Can there be a small lag between servers? If a second or two is acceptable, this sounds like a perfect environment for replication:
http://dev.mysql.com/doc/mysql/en/Replication.html
Basically, when the master writes something to the database, it also logs the transaction to a log file. The slave simply reads that log file and executes the same transaction locally. The additional load is very very small, your tables will all be consistent, and you can index the reporting database six ways from Sunday without touching the master.
____________________________________________________________ Eamon Daly
----- Original Message ----- From: "Michael Haggerty" <[EMAIL PROTECTED]>
To: <[EMAIL PROTECTED]>
Sent: Tuesday, November 09, 2004 6:06 PM
Subject: Best Practices
I am working on a data warehousing solution involving mysql and have a question about best practices. We are standardized on mysql 4.1, and this is for a rather picky client.
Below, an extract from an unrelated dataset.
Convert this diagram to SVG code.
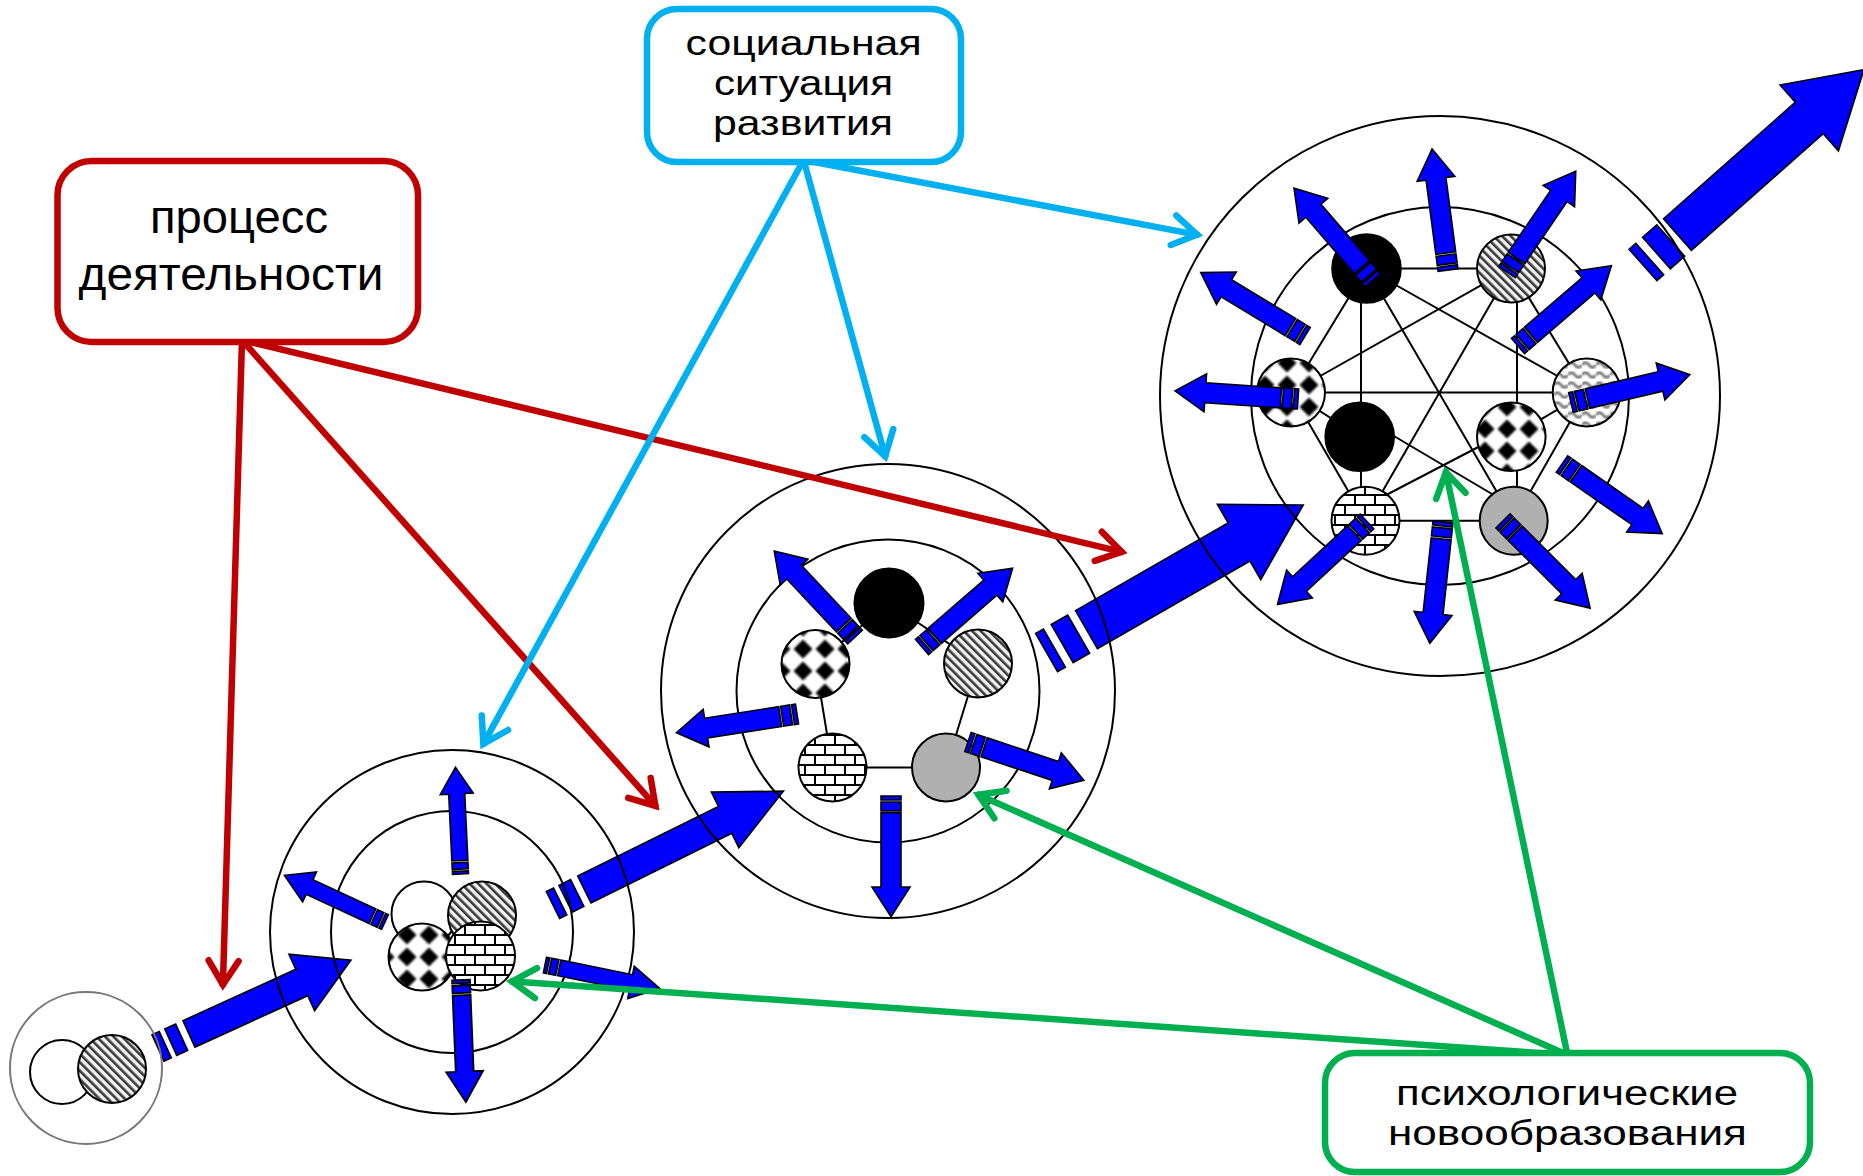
<svg xmlns="http://www.w3.org/2000/svg" xmlns:xlink="http://www.w3.org/1999/xlink" width="1863" height="1176" viewBox="0 0 1863 1176">
<style>
.ring{fill:none;stroke:#000;stroke-width:2}
.dot{stroke:#000;stroke-width:2}
.ln{fill:none;stroke:#000;stroke-width:2}
.ba{fill:#0000FF;stroke:#000;stroke-width:1.6;stroke-linejoin:miter}
.cr{fill:none;stroke:#C00000;stroke-width:6.5}
.cb{fill:none;stroke:#00B0F0;stroke-width:6.5}
.cg{fill:none;stroke:#00B050;stroke-width:6.5}
.box{fill:#fff;stroke-width:6.5}
.t{font-family:"Liberation Sans","Open Sans","DejaVu Sans",sans-serif;fill:#000;text-anchor:middle}
</style>
<defs>
<filter id="soft" x="-20%" y="-20%" width="140%" height="140%"><feGaussianBlur stdDeviation="0.8"/></filter>
<pattern id="pHatch" patternUnits="userSpaceOnUse" width="6" height="6" patternTransform="rotate(-45)"><rect width="6" height="6" fill="#f2f2f2"/><rect width="2.6" height="6" fill="#3a3a3a"/></pattern>
<pattern id="pDiamond" patternUnits="userSpaceOnUse" width="22" height="22"><rect width="22" height="22" fill="#fff"/><path d="M11,1.5 L20.5,11 L11,20.5 L1.5,11z" fill="#000" filter="url(#soft)"/></pattern>
<pattern id="pBrick" patternUnits="userSpaceOnUse" width="20" height="20"><rect width="20" height="20" fill="#fff"/><path d="M0,5H20 M0,15H20 M5,5V15 M15,15V20 M15,0V5" stroke="#000" stroke-width="2"/></pattern>
<pattern id="pWave" patternUnits="userSpaceOnUse" width="14" height="10"><rect width="14" height="10" fill="#fff"/><path d="M0,5 Q3.5,0 7,5 T14,5" fill="none" stroke="#3a3a3a" stroke-width="2" filter="url(#soft)"/></pattern>
<path id="aS" d="M0,-10h4v20h-4z M6,-10h9v20h-9z M17,-10H92V-19L122,0L92,19V10H17z"/>
<path id="aB" d="M0,-8h3v16h-3z M5,-8h7v16h-7z M14,-8H84V-16.5L112,0L84,16.5V8H14z"/>
<marker id="mRed" markerUnits="userSpaceOnUse" viewBox="-40 -25 45 50" markerWidth="45" markerHeight="50" refX="-5" refY="0" orient="auto"><path d="M-31,-15 L-7,0 L-31,15" fill="none" stroke="#C00000" stroke-width="6.5" stroke-linecap="round" stroke-linejoin="miter"/></marker>
<marker id="mBlue" markerUnits="userSpaceOnUse" viewBox="-40 -25 45 50" markerWidth="45" markerHeight="50" refX="-5" refY="0" orient="auto"><path d="M-31,-15 L-7,0 L-31,15" fill="none" stroke="#00B0F0" stroke-width="6.5" stroke-linecap="round" stroke-linejoin="miter"/></marker>
<marker id="mGreen" markerUnits="userSpaceOnUse" viewBox="-40 -25 45 50" markerWidth="45" markerHeight="50" refX="-5" refY="0" orient="auto"><path d="M-31,-15 L-7,0 L-31,15" fill="none" stroke="#00B050" stroke-width="6.5" stroke-linecap="round" stroke-linejoin="miter"/></marker>
</defs>
<rect width="1863" height="1176" fill="#fff"/>

<g id="stage-transitions">
<path class="ba" transform="translate(158,1048) rotate(-24.5)" d="M0,-14.5h8v29h-8z M14,-14.5h12v29h-12z M34,-14.5H158V-31L212,0L158,31V14.5H34z"/>
<path class="ba" transform="translate(553,905) rotate(-26.3)" d="M0,-15h8v30h-8z M14,-15h13v30h-13z M35,-15H192V-31L257,0L192,31V15H35z"/>
<path class="ba" transform="translate(1046.6,652.6) rotate(-29.9)" d="M0,-22h9v44h-9z M18,-22h19v44h-19z M46,-22H222V-43.5L296,0L222,43.5V22H46z"/>
<path class="ba" transform="translate(1643,265) rotate(-41.5)" d="M0,-21h9v42h-9z M18,-21h19v42h-19z M46,-21H222V-44L295,0L222,44V21H46z"/>
</g>

<g id="stage1">
<circle cx="86" cy="1068" r="76" fill="none" stroke="#777" stroke-width="2"/>
<circle class="dot" cx="62" cy="1072" r="32" fill="#fff"/>
<circle class="dot" cx="112" cy="1069" r="34" fill="url(#pHatch)"/>
</g>

<g id="stage2">
<circle class="ring" cx="452" cy="932" r="182"/>
<circle class="ring" cx="452" cy="932" r="121"/>
<circle class="dot" cx="424" cy="914" r="32.5" fill="#fff"/>
<circle class="dot" cx="482" cy="915.5" r="34" fill="url(#pHatch)"/>
<circle class="dot" cx="422" cy="957" r="33.5" fill="url(#pDiamond)"/>
<circle class="dot" cx="480.5" cy="956" r="34.5" fill="url(#pBrick)"/>
<use href="#aB" class="ba" transform="translate(460.5,874) rotate(-92.7) scale(0.955,1)"/>
<use href="#aB" class="ba" transform="translate(385,922) rotate(-155.1) scale(0.99,1)"/>
<use href="#aB" class="ba" transform="translate(545,965) rotate(11.5) scale(1.045,1)"/>
<use href="#aB" class="ba" transform="translate(461,980) rotate(87.7) scale(1.09,1.12)"/>
</g>

<g id="stage3">
<circle class="ring" cx="888" cy="691" r="227"/>
<circle class="ring" cx="888" cy="691" r="151.5"/>
<polygon class="ln" points="889,603 978,663.5 946,767.5 832.5,767.5 815.5,664"/>
<circle class="dot" cx="889" cy="603" r="34.5" fill="#000"/>
<circle class="dot" cx="815.5" cy="664" r="34" fill="url(#pDiamond)"/>
<circle class="dot" cx="978" cy="663.5" r="34" fill="url(#pHatch)"/>
<circle class="dot" cx="832.5" cy="767.5" r="34" fill="url(#pBrick)"/>
<circle class="dot" cx="946" cy="767.5" r="34" fill="#B0B0B0"/>
<use href="#aS" class="ba" transform="translate(855,637) rotate(-133.2) scale(0.967,1)"/>
<use href="#aS" class="ba" transform="translate(922,647) rotate(-41) scale(0.984,1)"/>
<use href="#aS" class="ba" transform="translate(797,714) rotate(171.2)"/>
<use href="#aS" class="ba" transform="translate(968,742) rotate(18.3)"/>
<use href="#aS" class="ba" transform="translate(891,796) rotate(90) scale(0.99,1)"/>
</g>

<g id="stage4">
<circle class="ring" cx="1440" cy="396" r="280"/>
<circle class="ring" cx="1440" cy="396" r="189"/>
<polygon class="ln" points="1366.5,268.5 1511,268.4 1586.7,392.5 1513.7,520.8 1365.5,520.8 1291,392.5"/>
<path class="ln" d="M1366.5,268.5L1513.7,520.8 M1511,268.4L1365.5,520.8 M1291,392.5H1586.7 M1366.5,268.5L1586.7,392.5 M1511,268.4L1291,392.5 M1361,268.5V520.8 M1517,268.4V520.8 M1291,392.5L1359.7,436.7 M1586.7,392.5L1511.3,436.7 M1360,416L1514,507 M1511,430L1365,506"/>
<circle class="dot" cx="1366.5" cy="268.5" r="34.3" fill="#000"/>
<circle class="dot" cx="1511" cy="268.4" r="34" fill="url(#pHatch)"/>
<circle class="dot" cx="1291" cy="392.5" r="34" fill="url(#pDiamond)"/>
<circle class="dot" cx="1586.7" cy="392.5" r="34" fill="url(#pWave)"/>
<circle class="dot" cx="1359.7" cy="436.7" r="34.3" fill="#000"/>
<circle class="dot" cx="1511.3" cy="436.7" r="34.3" fill="url(#pDiamond)"/>
<circle class="dot" cx="1365.5" cy="520.8" r="34" fill="url(#pBrick)"/>
<circle class="dot" cx="1513.7" cy="520.8" r="34" fill="#B0B0B0"/>
<use href="#aS" class="ba" transform="translate(1373,280) rotate(-130.7) scale(0.993,1)"/>
<use href="#aS" class="ba" transform="translate(1448,270) rotate(-97.5)"/>
<use href="#aS" class="ba" transform="translate(1507,272) rotate(-55.7)"/>
<use href="#aS" class="ba" transform="translate(1305,336) rotate(-148.7)"/>
<use href="#aS" class="ba" transform="translate(1518,346) rotate(-40.7) scale(1.01,1)"/>
<use href="#aS" class="ba" transform="translate(1298,399) rotate(-176.2) scale(1.01,1)"/>
<use href="#aS" class="ba" transform="translate(1571,402.5) rotate(-13.2)"/>
<use href="#aS" class="ba" transform="translate(1562,464) rotate(34.8)"/>
<use href="#aS" class="ba" transform="translate(1367,521.5) rotate(137.2)"/>
<use href="#aS" class="ba" transform="translate(1443,522) rotate(96.2)"/>
<use href="#aS" class="ba" transform="translate(1503,521) rotate(45) scale(1.01,1)"/>
</g>

<g id="connectors">
<line class="cr" x1="242" y1="340" x2="222.85" y2="986.7" marker-end="url(#mRed)"/>
<line class="cr" x1="242" y1="340" x2="656.7" y2="807.3" marker-end="url(#mRed)"/>
<line class="cr" x1="242" y1="340" x2="1123.6" y2="552.4" marker-end="url(#mRed)"/>
<line class="cb" x1="803.6" y1="160" x2="482.4" y2="745.6" marker-end="url(#mBlue)"/>
<line class="cb" x1="803.6" y1="160" x2="885.7" y2="458.2" marker-end="url(#mBlue)"/>
<line class="cb" x1="803.6" y1="160" x2="1199.1" y2="235.1" marker-end="url(#mBlue)"/>
<line class="cg" x1="1567.5" y1="1055" x2="510" y2="981.3" marker-end="url(#mGreen)"/>
<line class="cg" x1="1567.5" y1="1055" x2="976.6" y2="794" marker-end="url(#mGreen)"/>
<line class="cg" x1="1567.5" y1="1055" x2="1445.5" y2="470.4" marker-end="url(#mGreen)"/>
</g>

<g id="activity-process">
<rect class="box" x="57.5" y="161" width="360.5" height="181" rx="34" stroke="#C00000"/>
<text class="t" font-size="46" x="239" y="233" textLength="178" lengthAdjust="spacingAndGlyphs">процесс</text>
<text class="t" font-size="46" x="231" y="290" textLength="305" lengthAdjust="spacingAndGlyphs">деятельности</text>
</g>

<g id="social-situation">
<rect class="box" x="647" y="9" width="314" height="153" rx="30" stroke="#00B0F0"/>
<text class="t" font-size="35" x="803.6" y="55" textLength="236" lengthAdjust="spacingAndGlyphs">социальная</text>
<text class="t" font-size="35" x="803.5" y="95" textLength="179" lengthAdjust="spacingAndGlyphs">ситуация</text>
<text class="t" font-size="35" x="803" y="135" textLength="180" lengthAdjust="spacingAndGlyphs">развития</text>
</g>

<g id="psychological-neoformations">
<rect class="box" x="1325" y="1053" width="485" height="119" rx="30" stroke="#00B050"/>
<text class="t" font-size="35" x="1567" y="1105" textLength="342" lengthAdjust="spacingAndGlyphs">психологические</text>
<text class="t" font-size="35" x="1567.5" y="1145" textLength="359" lengthAdjust="spacingAndGlyphs">новообразования</text>
</g>
</svg>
We have a relational transaction database that stores the results of customer calls and a dimensional reporting database used as a data mart by several applications. Each night, we run a process that aggregates the number of calls, the subjects of each call, and various other data to populate the reporting database. We would like to move to a real time solution, and are struggling with the best way to implment it.
What we are considering is a solution where we mirror the transactional database and repopulate key tables in the reporting database every minute or few minutes. I am loathe to do this, mainly because it would add to our server load and could possibly lead to 'dirty reads' (i.e. where one table in the reporting database is populated with fresh data but others are not). At the same time, the client is demanding we implement something.
Does anyone have any war stories or suggestions for how to accomplish this?